▸ BRIEF
Provide only the number of lines in the data below that contain the string "with".

>>>

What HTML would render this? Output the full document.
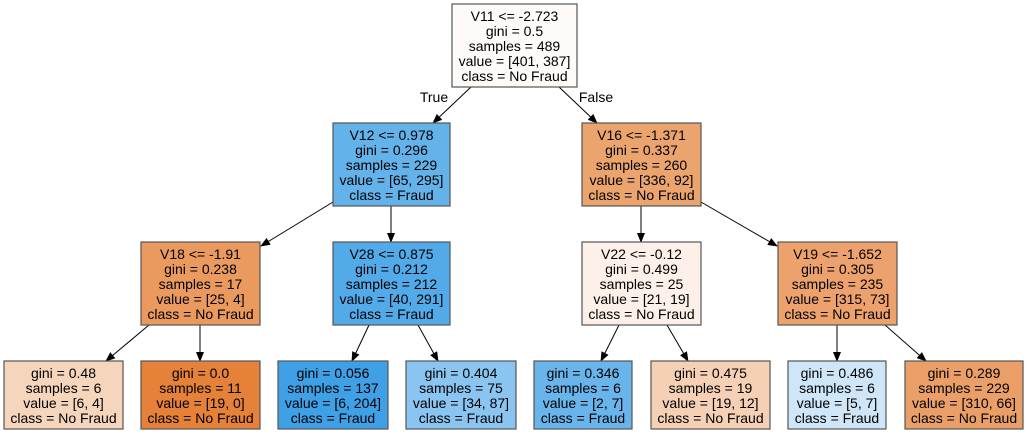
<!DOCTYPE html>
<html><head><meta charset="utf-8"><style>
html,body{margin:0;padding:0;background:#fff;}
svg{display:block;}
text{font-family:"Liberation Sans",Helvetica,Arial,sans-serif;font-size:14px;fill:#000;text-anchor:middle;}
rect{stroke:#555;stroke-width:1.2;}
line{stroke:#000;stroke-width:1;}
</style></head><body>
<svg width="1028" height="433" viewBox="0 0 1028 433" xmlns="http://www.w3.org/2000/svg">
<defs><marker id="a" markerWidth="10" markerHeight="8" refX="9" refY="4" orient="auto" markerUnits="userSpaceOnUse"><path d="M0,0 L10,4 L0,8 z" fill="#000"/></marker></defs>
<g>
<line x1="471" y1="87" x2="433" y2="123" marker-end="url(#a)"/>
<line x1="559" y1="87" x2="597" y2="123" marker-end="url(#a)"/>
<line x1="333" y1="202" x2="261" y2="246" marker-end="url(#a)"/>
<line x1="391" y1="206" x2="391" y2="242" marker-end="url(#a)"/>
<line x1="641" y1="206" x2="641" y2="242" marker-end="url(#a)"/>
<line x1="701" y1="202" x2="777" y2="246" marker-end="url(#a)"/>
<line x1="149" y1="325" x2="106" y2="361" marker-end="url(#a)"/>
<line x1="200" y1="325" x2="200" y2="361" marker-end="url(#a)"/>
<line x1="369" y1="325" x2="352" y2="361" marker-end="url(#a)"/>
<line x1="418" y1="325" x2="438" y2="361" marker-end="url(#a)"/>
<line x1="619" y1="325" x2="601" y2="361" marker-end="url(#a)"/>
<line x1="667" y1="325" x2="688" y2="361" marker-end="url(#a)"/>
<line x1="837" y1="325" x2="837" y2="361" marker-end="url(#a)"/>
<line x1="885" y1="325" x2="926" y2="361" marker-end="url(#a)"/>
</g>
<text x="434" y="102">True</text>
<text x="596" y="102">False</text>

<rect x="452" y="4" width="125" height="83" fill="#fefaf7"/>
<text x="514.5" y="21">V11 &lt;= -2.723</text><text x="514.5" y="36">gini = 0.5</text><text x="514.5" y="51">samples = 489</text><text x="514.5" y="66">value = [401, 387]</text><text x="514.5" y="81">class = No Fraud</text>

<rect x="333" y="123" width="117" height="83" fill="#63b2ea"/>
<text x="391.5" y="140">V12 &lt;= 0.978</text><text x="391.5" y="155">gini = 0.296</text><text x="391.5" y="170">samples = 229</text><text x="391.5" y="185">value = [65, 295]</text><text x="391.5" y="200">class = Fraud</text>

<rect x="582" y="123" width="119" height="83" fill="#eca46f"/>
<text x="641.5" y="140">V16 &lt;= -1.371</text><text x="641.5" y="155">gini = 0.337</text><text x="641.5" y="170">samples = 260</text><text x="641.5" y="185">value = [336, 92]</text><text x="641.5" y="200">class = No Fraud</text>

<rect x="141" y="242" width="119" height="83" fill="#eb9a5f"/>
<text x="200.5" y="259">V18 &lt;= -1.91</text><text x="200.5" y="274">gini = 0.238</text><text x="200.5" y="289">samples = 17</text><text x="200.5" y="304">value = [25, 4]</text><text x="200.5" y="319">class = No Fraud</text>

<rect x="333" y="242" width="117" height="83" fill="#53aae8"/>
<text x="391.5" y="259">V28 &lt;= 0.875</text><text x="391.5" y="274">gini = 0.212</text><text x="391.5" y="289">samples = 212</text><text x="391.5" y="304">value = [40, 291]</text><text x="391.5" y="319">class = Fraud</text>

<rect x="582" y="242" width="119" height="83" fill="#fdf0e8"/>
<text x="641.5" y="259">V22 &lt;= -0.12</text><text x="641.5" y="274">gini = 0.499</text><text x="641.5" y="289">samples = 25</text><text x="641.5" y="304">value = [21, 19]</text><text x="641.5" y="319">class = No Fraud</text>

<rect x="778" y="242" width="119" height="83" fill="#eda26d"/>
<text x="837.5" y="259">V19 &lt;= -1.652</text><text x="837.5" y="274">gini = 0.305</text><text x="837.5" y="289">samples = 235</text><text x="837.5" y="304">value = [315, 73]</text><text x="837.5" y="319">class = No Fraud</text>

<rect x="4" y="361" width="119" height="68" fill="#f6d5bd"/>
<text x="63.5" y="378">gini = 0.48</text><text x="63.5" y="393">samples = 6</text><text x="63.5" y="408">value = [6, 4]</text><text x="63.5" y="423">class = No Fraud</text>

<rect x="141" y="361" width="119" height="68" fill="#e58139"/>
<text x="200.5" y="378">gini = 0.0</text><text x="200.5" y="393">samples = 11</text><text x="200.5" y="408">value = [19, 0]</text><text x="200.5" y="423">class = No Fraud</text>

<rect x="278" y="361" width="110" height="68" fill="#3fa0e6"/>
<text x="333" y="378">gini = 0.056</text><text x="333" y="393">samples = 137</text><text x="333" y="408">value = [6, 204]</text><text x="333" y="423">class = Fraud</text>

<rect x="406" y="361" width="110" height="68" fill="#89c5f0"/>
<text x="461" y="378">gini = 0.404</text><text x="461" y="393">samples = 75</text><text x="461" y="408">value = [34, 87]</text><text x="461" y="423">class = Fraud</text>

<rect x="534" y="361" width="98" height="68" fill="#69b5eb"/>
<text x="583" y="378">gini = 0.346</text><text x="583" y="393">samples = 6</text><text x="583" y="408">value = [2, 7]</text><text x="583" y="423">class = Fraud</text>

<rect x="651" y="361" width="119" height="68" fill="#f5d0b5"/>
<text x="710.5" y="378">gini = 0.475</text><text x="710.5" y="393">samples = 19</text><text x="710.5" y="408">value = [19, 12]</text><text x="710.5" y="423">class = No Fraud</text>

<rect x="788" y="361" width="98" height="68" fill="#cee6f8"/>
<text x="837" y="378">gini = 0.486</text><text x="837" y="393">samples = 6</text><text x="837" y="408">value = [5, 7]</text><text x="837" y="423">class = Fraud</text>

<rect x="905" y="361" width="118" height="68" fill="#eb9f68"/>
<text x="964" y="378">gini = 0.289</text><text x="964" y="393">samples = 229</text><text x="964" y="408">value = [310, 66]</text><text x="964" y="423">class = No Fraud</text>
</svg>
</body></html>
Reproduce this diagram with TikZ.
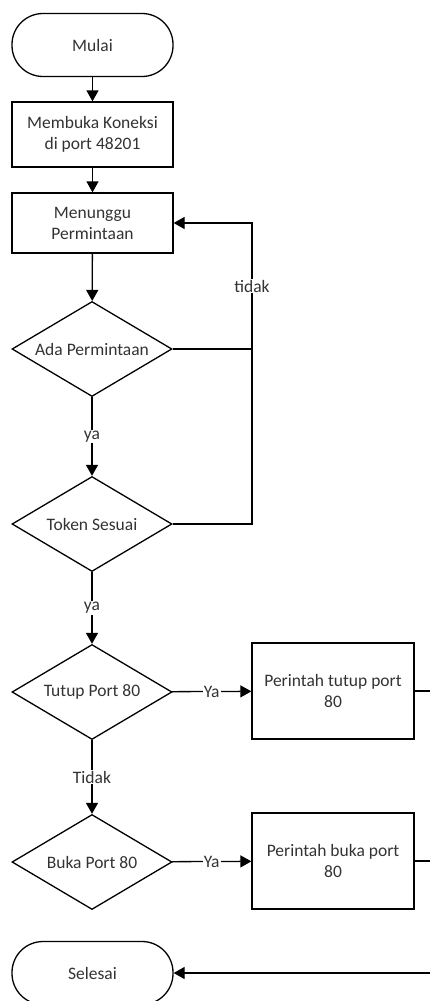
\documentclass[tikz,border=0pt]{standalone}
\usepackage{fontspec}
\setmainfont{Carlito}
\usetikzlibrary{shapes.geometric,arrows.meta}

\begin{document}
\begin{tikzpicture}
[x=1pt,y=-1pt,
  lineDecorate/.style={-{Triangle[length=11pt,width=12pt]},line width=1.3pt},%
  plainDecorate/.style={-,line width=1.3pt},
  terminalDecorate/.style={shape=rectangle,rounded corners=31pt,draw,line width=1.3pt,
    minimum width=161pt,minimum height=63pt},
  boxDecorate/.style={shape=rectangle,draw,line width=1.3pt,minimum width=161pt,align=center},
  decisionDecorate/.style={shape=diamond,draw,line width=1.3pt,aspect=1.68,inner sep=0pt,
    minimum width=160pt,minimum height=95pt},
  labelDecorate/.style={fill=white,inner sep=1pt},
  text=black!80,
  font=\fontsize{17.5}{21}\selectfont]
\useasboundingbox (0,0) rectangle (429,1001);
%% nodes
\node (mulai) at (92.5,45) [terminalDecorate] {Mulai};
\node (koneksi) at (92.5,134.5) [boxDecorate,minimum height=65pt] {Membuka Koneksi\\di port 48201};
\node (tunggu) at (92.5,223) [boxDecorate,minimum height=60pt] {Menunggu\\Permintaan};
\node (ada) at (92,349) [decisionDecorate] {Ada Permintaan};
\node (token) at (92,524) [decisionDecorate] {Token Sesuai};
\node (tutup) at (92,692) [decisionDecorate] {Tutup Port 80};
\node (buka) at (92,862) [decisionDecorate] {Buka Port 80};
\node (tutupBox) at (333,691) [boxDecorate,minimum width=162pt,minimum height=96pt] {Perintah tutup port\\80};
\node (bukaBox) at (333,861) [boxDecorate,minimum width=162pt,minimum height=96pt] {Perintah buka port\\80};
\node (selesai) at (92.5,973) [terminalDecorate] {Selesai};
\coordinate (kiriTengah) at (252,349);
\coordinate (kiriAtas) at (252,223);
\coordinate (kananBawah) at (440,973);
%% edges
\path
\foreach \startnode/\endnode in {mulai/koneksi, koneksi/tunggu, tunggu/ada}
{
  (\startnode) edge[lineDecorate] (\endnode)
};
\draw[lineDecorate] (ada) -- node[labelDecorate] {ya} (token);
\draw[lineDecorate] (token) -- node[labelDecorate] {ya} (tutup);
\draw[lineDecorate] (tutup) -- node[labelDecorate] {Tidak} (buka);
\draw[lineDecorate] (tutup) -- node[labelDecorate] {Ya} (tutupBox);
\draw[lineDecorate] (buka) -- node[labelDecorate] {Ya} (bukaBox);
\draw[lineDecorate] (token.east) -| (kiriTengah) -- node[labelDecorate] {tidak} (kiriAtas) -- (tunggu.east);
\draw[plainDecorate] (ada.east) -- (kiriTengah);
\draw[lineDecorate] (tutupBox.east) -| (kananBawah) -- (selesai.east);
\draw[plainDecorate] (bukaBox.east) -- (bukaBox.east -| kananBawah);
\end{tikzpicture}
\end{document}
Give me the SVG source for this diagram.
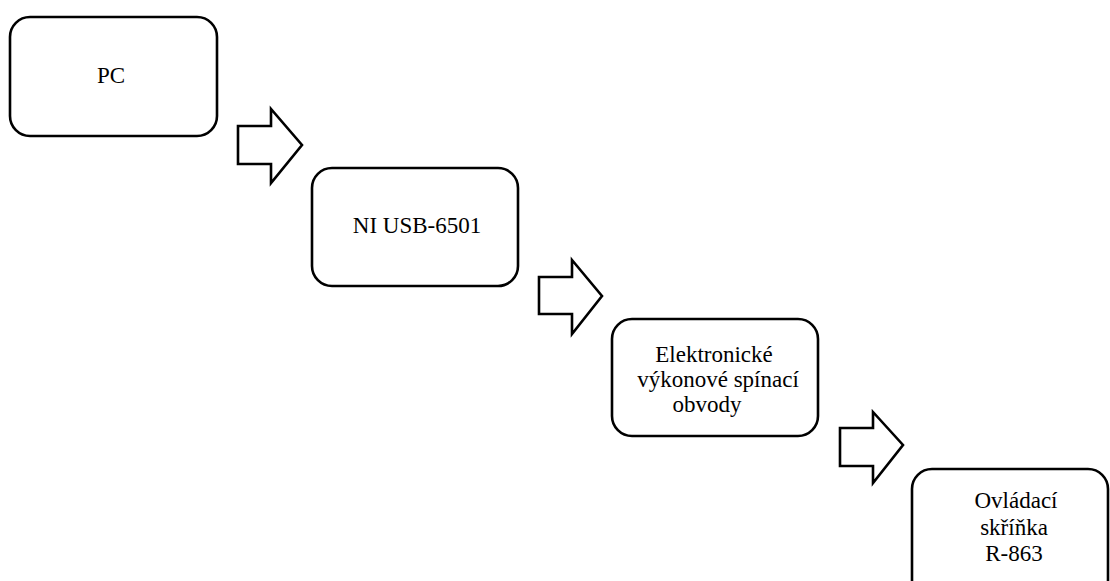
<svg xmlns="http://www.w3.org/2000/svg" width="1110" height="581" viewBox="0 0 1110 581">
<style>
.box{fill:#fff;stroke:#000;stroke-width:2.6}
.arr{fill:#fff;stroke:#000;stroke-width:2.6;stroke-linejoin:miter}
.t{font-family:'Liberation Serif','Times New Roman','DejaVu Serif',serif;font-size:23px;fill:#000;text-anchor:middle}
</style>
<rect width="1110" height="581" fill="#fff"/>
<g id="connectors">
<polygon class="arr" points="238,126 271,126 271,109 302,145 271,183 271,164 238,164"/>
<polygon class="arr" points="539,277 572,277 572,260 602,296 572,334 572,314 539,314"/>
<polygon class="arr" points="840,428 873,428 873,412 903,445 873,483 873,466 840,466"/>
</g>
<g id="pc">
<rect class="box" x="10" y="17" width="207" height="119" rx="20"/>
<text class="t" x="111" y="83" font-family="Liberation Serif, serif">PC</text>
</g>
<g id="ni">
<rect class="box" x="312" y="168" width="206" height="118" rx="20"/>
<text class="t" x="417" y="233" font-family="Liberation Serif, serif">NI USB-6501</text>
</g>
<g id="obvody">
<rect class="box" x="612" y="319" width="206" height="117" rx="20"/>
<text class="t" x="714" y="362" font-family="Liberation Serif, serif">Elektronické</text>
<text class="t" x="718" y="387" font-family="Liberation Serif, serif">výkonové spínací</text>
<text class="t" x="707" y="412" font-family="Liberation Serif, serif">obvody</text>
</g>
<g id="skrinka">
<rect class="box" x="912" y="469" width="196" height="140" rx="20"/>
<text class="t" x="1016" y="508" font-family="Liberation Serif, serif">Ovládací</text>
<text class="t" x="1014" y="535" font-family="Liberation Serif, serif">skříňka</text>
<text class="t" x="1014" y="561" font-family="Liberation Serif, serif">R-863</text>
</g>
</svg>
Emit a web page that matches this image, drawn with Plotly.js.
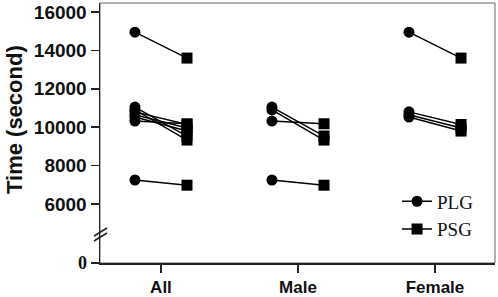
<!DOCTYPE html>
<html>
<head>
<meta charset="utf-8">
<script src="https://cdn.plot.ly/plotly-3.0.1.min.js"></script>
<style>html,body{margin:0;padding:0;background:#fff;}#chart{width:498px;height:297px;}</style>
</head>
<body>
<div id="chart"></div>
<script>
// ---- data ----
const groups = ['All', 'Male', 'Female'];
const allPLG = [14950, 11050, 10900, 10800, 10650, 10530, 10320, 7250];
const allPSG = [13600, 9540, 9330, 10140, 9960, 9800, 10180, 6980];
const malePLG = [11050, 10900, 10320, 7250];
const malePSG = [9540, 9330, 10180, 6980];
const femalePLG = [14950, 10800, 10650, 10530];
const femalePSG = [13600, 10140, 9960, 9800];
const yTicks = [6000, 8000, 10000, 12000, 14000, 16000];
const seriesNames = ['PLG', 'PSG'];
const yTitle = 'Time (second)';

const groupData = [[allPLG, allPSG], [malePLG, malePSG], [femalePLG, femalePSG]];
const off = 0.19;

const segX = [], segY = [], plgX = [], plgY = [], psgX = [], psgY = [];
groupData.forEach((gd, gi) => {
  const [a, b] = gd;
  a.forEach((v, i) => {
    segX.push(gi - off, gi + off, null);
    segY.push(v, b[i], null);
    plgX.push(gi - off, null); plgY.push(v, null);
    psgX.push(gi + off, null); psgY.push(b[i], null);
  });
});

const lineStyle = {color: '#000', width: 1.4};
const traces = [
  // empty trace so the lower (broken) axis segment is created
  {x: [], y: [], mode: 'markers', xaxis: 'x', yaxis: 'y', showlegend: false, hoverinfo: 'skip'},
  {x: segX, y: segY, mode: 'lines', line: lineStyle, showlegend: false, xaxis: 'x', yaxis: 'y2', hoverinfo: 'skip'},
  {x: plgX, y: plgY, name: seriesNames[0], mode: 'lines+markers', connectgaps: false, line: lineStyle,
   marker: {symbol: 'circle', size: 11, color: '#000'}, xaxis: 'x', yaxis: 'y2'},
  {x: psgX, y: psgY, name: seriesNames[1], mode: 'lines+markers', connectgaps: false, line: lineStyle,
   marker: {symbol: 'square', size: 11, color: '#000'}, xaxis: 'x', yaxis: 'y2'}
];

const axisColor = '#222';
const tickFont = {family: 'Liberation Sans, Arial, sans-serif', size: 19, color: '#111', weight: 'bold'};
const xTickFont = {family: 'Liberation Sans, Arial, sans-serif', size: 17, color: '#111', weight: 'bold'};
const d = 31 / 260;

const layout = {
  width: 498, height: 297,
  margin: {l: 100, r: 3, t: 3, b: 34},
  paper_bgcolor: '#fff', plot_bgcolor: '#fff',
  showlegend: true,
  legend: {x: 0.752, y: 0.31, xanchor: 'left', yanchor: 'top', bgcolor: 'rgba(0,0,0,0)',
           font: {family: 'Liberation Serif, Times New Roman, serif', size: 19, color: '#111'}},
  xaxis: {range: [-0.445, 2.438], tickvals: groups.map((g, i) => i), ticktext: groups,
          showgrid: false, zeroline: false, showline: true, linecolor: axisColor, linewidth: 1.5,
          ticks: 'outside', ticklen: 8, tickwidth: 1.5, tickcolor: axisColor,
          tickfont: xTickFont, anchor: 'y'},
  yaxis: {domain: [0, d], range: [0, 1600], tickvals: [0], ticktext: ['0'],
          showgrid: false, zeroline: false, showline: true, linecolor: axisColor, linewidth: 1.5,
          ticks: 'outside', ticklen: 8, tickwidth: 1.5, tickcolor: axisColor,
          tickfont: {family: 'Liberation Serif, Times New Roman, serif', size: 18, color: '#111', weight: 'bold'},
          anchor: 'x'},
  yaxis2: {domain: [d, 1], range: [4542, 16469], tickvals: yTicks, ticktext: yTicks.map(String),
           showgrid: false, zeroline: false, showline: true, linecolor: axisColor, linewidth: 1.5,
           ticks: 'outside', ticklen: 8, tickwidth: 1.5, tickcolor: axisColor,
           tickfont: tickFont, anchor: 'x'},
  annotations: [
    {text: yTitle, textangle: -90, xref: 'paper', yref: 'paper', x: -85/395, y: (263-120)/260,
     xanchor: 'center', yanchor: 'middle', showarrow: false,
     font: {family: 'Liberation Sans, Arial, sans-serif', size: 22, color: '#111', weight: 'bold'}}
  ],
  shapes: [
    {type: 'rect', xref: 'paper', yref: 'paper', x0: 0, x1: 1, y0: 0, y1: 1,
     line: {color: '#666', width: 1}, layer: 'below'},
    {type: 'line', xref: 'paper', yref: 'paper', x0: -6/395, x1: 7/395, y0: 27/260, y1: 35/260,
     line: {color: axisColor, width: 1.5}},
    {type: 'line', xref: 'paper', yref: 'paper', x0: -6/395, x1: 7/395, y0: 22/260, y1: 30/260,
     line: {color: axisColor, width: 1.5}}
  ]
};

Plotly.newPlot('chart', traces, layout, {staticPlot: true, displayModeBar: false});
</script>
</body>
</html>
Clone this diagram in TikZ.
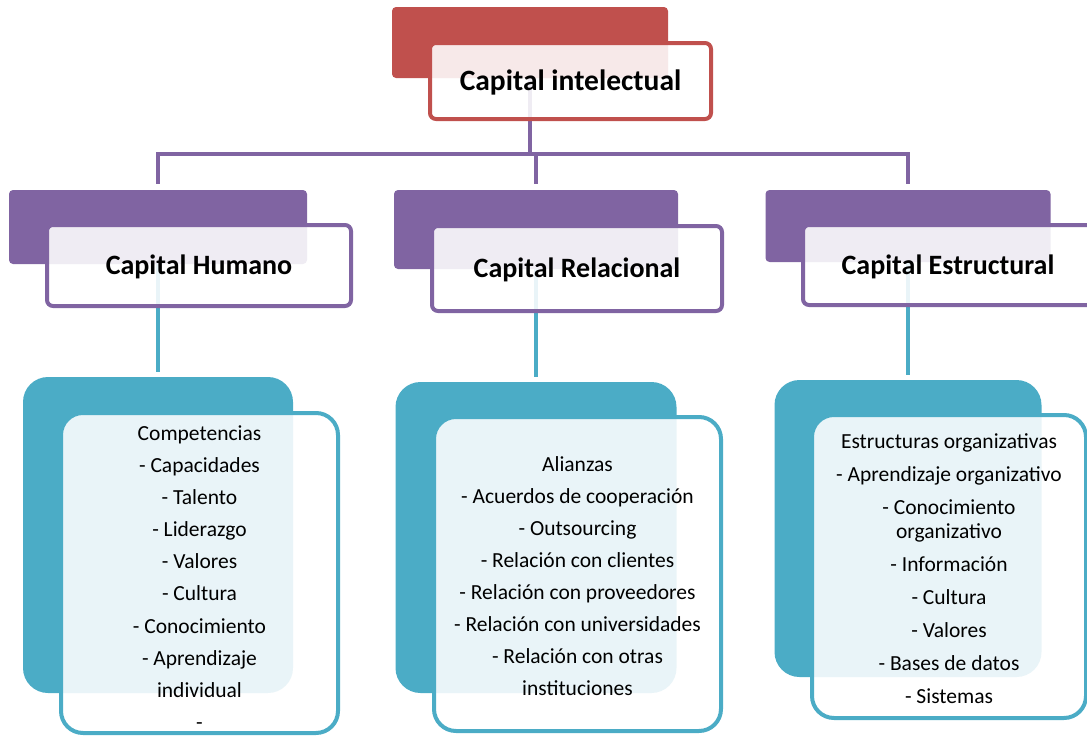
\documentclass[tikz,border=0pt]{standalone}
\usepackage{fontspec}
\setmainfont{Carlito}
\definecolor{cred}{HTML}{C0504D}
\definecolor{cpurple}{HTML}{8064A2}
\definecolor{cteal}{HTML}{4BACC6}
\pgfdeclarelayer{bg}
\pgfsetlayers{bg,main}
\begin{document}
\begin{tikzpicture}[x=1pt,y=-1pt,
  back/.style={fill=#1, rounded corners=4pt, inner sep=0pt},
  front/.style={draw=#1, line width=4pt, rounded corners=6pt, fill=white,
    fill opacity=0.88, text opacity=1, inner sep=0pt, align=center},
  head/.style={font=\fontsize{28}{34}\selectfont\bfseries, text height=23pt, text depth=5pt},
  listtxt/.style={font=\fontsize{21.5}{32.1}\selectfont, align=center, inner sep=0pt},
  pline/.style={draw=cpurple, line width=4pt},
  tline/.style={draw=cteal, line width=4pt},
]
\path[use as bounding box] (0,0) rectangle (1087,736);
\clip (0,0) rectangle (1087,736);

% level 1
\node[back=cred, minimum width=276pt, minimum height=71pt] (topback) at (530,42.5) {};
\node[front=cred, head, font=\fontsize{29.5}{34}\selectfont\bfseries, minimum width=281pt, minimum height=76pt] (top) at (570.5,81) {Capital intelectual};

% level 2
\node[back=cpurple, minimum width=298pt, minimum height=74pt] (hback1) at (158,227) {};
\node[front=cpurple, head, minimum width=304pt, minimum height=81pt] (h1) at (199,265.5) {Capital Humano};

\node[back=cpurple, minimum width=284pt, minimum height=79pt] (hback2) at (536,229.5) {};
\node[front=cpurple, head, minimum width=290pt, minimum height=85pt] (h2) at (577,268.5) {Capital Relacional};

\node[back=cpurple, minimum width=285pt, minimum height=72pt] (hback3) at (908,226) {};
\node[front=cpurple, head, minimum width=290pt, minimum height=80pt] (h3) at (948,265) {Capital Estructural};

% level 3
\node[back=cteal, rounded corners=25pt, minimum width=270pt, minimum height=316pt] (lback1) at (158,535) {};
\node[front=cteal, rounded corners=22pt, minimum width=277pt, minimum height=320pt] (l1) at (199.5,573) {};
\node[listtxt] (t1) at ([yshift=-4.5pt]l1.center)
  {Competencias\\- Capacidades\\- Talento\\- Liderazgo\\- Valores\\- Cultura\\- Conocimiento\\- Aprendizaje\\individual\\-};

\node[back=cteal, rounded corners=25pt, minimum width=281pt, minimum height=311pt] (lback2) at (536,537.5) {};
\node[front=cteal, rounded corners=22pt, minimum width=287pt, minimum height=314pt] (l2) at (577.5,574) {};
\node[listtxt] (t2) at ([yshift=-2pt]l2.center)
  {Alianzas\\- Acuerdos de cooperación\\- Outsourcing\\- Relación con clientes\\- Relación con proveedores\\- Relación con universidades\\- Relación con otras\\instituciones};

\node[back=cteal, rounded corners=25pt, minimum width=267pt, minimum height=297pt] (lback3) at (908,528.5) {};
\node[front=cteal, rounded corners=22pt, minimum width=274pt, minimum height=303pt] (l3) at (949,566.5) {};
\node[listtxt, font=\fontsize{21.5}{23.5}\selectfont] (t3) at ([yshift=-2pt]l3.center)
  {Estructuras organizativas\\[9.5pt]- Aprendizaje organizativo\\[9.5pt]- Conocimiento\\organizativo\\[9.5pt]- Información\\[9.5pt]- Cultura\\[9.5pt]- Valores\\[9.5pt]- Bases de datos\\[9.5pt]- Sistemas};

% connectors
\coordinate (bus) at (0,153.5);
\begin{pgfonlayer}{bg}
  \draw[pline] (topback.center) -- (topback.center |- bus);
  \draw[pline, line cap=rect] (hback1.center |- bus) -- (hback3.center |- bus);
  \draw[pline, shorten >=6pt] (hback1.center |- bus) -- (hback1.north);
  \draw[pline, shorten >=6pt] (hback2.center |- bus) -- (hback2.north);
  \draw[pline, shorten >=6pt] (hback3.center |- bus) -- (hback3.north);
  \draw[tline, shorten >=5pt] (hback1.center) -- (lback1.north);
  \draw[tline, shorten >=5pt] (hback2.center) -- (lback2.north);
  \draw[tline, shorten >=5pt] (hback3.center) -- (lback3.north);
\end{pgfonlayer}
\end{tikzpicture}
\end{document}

<<<

▸ THE RESULT
2